[Begin]

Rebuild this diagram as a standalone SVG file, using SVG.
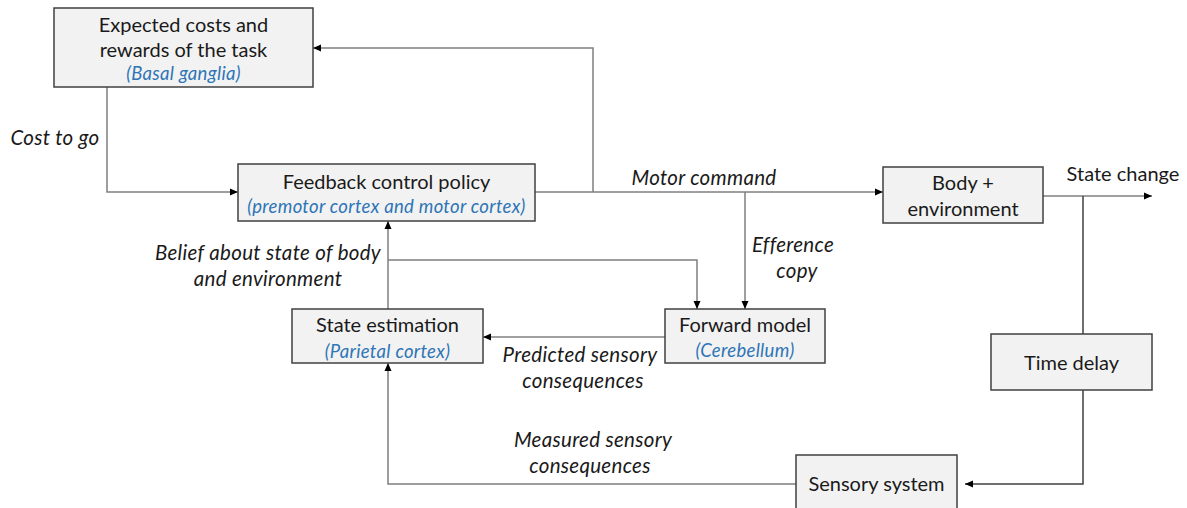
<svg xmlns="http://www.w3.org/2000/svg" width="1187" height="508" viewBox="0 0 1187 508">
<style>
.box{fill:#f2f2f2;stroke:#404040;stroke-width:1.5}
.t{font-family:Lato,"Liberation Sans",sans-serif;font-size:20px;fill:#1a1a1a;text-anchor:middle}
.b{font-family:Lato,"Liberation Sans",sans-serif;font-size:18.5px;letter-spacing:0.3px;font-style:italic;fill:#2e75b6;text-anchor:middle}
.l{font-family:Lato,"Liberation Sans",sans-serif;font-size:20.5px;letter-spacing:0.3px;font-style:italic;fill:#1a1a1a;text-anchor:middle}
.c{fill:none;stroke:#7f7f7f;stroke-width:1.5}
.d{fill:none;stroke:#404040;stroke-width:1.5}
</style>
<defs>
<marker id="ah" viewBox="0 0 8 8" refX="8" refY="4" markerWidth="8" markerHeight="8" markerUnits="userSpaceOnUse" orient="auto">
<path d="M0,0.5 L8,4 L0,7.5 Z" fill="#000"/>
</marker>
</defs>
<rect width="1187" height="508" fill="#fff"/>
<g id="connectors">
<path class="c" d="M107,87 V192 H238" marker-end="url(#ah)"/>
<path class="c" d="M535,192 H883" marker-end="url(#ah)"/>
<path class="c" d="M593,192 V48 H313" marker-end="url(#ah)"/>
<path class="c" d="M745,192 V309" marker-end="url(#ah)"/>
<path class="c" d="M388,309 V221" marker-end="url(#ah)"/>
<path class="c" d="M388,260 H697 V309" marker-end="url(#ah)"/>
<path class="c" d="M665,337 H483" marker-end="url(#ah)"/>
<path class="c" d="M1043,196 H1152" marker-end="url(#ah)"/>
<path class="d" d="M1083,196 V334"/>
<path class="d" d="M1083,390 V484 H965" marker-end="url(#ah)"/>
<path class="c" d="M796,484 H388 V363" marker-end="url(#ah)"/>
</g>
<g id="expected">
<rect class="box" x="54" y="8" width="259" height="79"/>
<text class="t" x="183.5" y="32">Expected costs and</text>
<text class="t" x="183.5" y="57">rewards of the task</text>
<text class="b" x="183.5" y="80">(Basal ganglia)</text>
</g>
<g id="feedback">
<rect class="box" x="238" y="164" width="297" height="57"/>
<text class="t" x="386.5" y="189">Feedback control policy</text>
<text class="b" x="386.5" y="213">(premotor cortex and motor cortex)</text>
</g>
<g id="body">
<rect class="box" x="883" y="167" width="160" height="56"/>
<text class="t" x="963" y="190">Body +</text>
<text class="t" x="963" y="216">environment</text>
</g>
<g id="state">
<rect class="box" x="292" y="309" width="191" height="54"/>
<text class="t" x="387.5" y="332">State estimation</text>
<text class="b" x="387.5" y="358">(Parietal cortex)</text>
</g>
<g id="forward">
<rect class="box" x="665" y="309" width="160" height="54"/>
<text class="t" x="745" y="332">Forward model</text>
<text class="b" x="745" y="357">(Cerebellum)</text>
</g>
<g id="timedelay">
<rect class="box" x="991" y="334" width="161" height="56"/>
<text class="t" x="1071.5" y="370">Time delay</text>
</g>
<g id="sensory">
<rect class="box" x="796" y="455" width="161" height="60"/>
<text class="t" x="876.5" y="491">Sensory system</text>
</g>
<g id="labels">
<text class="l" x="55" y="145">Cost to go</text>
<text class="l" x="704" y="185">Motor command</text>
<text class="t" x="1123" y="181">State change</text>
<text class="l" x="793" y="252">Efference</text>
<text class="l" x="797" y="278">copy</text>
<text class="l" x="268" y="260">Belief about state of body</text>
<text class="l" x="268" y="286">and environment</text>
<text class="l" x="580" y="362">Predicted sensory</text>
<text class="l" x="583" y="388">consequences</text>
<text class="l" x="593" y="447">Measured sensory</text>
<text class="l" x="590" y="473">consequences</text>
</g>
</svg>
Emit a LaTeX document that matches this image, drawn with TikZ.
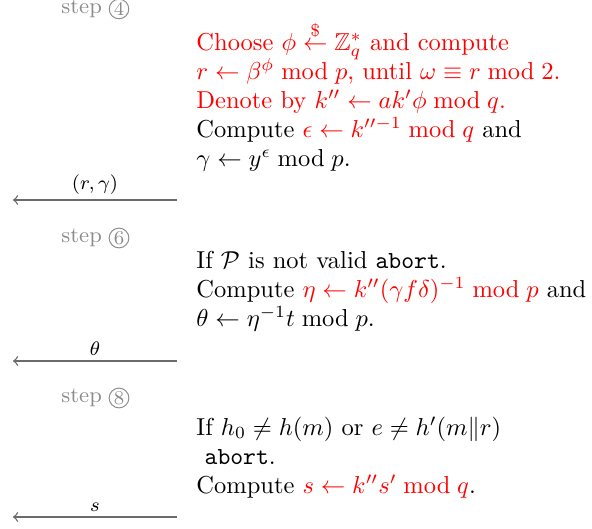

[End]

→ **Work instructions**: Reproduce the whole listing above word for word, but not its pictures.

→ **Solution for this exercise**:
Rebuild this diagram as a standalone SVG file, using SVG.
<svg xmlns="http://www.w3.org/2000/svg" width="1187" height="508" viewBox="0 0 1187 508">
<style>
.box{fill:#f2f2f2;stroke:#404040;stroke-width:1.5}
.t{font-family:Lato,"Liberation Sans",sans-serif;font-size:20px;fill:#1a1a1a;text-anchor:middle}
.b{font-family:Lato,"Liberation Sans",sans-serif;font-size:18.5px;letter-spacing:0.3px;font-style:italic;fill:#2e75b6;text-anchor:middle}
.l{font-family:Lato,"Liberation Sans",sans-serif;font-size:20.5px;letter-spacing:0.3px;font-style:italic;fill:#1a1a1a;text-anchor:middle}
.c{fill:none;stroke:#7f7f7f;stroke-width:1.5}
.d{fill:none;stroke:#404040;stroke-width:1.5}
</style>
<defs>
<marker id="ah" viewBox="0 0 8 8" refX="8" refY="4" markerWidth="8" markerHeight="8" markerUnits="userSpaceOnUse" orient="auto">
<path d="M0,0.5 L8,4 L0,7.5 Z" fill="#000"/>
</marker>
</defs>
<rect width="1187" height="508" fill="#fff"/>
<g id="connectors">
<path class="c" d="M107,87 V192 H238" marker-end="url(#ah)"/>
<path class="c" d="M535,192 H883" marker-end="url(#ah)"/>
<path class="c" d="M593,192 V48 H313" marker-end="url(#ah)"/>
<path class="c" d="M745,192 V309" marker-end="url(#ah)"/>
<path class="c" d="M388,309 V221" marker-end="url(#ah)"/>
<path class="c" d="M388,260 H697 V309" marker-end="url(#ah)"/>
<path class="c" d="M665,337 H483" marker-end="url(#ah)"/>
<path class="c" d="M1043,196 H1152" marker-end="url(#ah)"/>
<path class="d" d="M1083,196 V334"/>
<path class="d" d="M1083,390 V484 H965" marker-end="url(#ah)"/>
<path class="c" d="M796,484 H388 V363" marker-end="url(#ah)"/>
</g>
<g id="expected">
<rect class="box" x="54" y="8" width="259" height="79"/>
<text class="t" x="183.5" y="32">Expected costs and</text>
<text class="t" x="183.5" y="57">rewards of the task</text>
<text class="b" x="183.5" y="80">(Basal ganglia)</text>
</g>
<g id="feedback">
<rect class="box" x="238" y="164" width="297" height="57"/>
<text class="t" x="386.5" y="189">Feedback control policy</text>
<text class="b" x="386.5" y="213">(premotor cortex and motor cortex)</text>
</g>
<g id="body">
<rect class="box" x="883" y="167" width="160" height="56"/>
<text class="t" x="963" y="190">Body +</text>
<text class="t" x="963" y="216">environment</text>
</g>
<g id="state">
<rect class="box" x="292" y="309" width="191" height="54"/>
<text class="t" x="387.5" y="332">State estimation</text>
<text class="b" x="387.5" y="358">(Parietal cortex)</text>
</g>
<g id="forward">
<rect class="box" x="665" y="309" width="160" height="54"/>
<text class="t" x="745" y="332">Forward model</text>
<text class="b" x="745" y="357">(Cerebellum)</text>
</g>
<g id="timedelay">
<rect class="box" x="991" y="334" width="161" height="56"/>
<text class="t" x="1071.5" y="370">Time delay</text>
</g>
<g id="sensory">
<rect class="box" x="796" y="455" width="161" height="60"/>
<text class="t" x="876.5" y="491">Sensory system</text>
</g>
<g id="labels">
<text class="l" x="55" y="145">Cost to go</text>
<text class="l" x="704" y="185">Motor command</text>
<text class="t" x="1123" y="181">State change</text>
<text class="l" x="793" y="252">Efference</text>
<text class="l" x="797" y="278">copy</text>
<text class="l" x="268" y="260">Belief about state of body</text>
<text class="l" x="268" y="286">and environment</text>
<text class="l" x="580" y="362">Predicted sensory</text>
<text class="l" x="583" y="388">consequences</text>
<text class="l" x="593" y="447">Measured sensory</text>
<text class="l" x="590" y="473">consequences</text>
</g>
</svg>
Emit a LaTeX document that matches this image, drawn with TikZ.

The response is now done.